Depuis l’installation de la 8ème législature, Polichinelle savait que, tôt ou tard, sur le chapitre de la révision, on reviendra. Hasard de calendrier ou acte prémédité, c’est un vendredi de Toussaint, que la Constitution du 11 décembre 1990, après 28 ans de vie, a enregistré son premier toilettage. A l’unanimité, les députés ont pris la responsabilité d’opérer une césarienne pour nous sortir une quarantaine d’innovations indispensables à l’éclosion de notre modèle démocratique. D’ailleurs, mieux qu’on ne s’attendait, le nouveau-né nous est apparu très joufflu. Ainsi, sur la modification de notre loi fondamentale, les attentes sont allées au-delà des recommandations du comité des experts.
Sur le fond, avant l’avis des 7 sages et une promulgation, personnellement, j’ai aimé la bravoure des députés qui ont d’abord, d’après l’article 80, limité leurs mandats afin de favoriser le renouvellement du personnel politique. Ensuite, toute équivoque est désormais levée sur la possibilité de faire plus de deux mandats à la tête de l’Etat. Et pour pallier toute éventualité, il sera clairement écrit que la révision n’entraîne point une nouvelle République. Visiblement, d’intentions cachées pour se pérenniser au pouvoir, jusqu’ici, il n’y en a pas. Alors, à court et moyen termes, les Béninois pourront apprécier les bienfaits de la Cour des comptes, des élections générales sans oublier la discrimination positive pour redonner espoir à nos mères et à nos sœurs dans la gouvernance de la cité. Pêle-mêle, les apports sur la suppression de la peine de mort, la reconnaissance des chefferies traditionnelles ne sont pas négligeables.

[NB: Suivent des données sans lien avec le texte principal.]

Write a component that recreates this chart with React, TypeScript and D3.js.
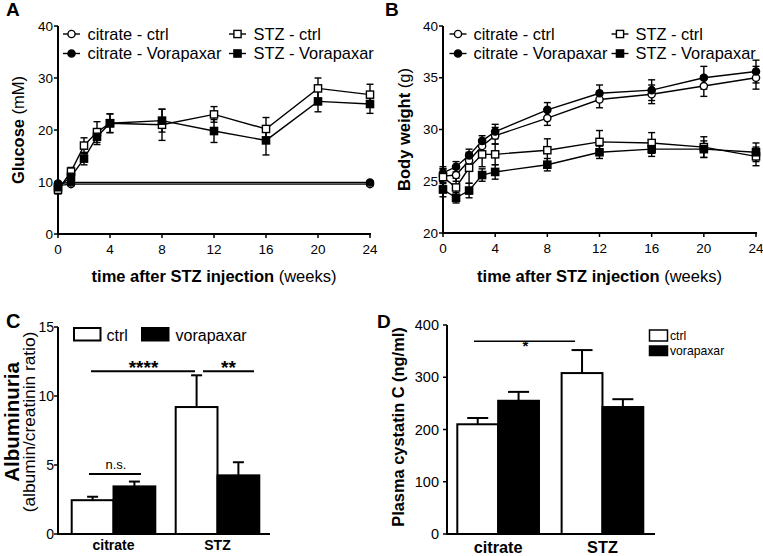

Toutefois, autant la Constitution du 11 décembre 1990 a des failles qu’il fallait nécessairement corriger autant les appréhensions ne manquent déjà pas sur certaines dispositions constitutionnelles qui s’en vont, dans les prochaines années, régir la vie des Béninois. Evidemment, le doute méthodique est sagesse. C’est pourquoi, comme beaucoup, même si nous sommes dans un régime présidentiel, j’ai des appréhensions sur l’article 145 qui prévoit que « Les conventions de financement soumises à ratification, sont ratifiées par le président de la République qui en rend compte à l’Assemblée nationale dans un délai de quatre-vingt-dix jours ». Imaginons qu’il le fasse à quelques semaines de la fin de son mandat et que cela cause préjudice à l’Etat, en tout cas, ce ne serait pas faciliter la tâche à son successeur.
L’autre point qui laisse perplexe est relatif à la vice-présidence. Elu sur le même ticket mais très éloigné de la gestion de l’Exécutif et même, suivant l’article 54, peut être démis de ses fonctions par l’Assemblée nationale sur saisine du président de la République pour faute lourde. A ce niveau, en attendant des raisonnements pointus, j’ai du mal à suivre cette logique qui voudrait que d’un duo, on en arrive à un ‘‘one man show’’. Et pour tout couronner, dans sa nouvelle configuration, la loi fondamentale nous fait passer d’un présidentialisme fort à un présidentialisme puissant. Et s’il en est ainsi, la vigilance doit être de mise afin qu’une fois installé sur le volant, le chauffeur ne confonde vitesse et précipitation.
Au total, il faut avoir l’honnêteté de reconnaître qu’il y a des innovations apportées par la représentation nationale qui impacteront durablement la société et la démocratie béninoise. Mais, une Constitution, à elle seule, ne suffit pas pour balayer d’un revers de la main, toutes les tares colportées depuis des lustres et qui retardent notre développement. Alors, après la révision constitutionnelle, focalisons-nous sur celle qui aidera notre pays à véritablement décoller sur les plans civique et économique. Il faut un peu de tout pour faire un monde et donc, pour un vrai départ, passons, au plus vite, les vitesses qui manquent.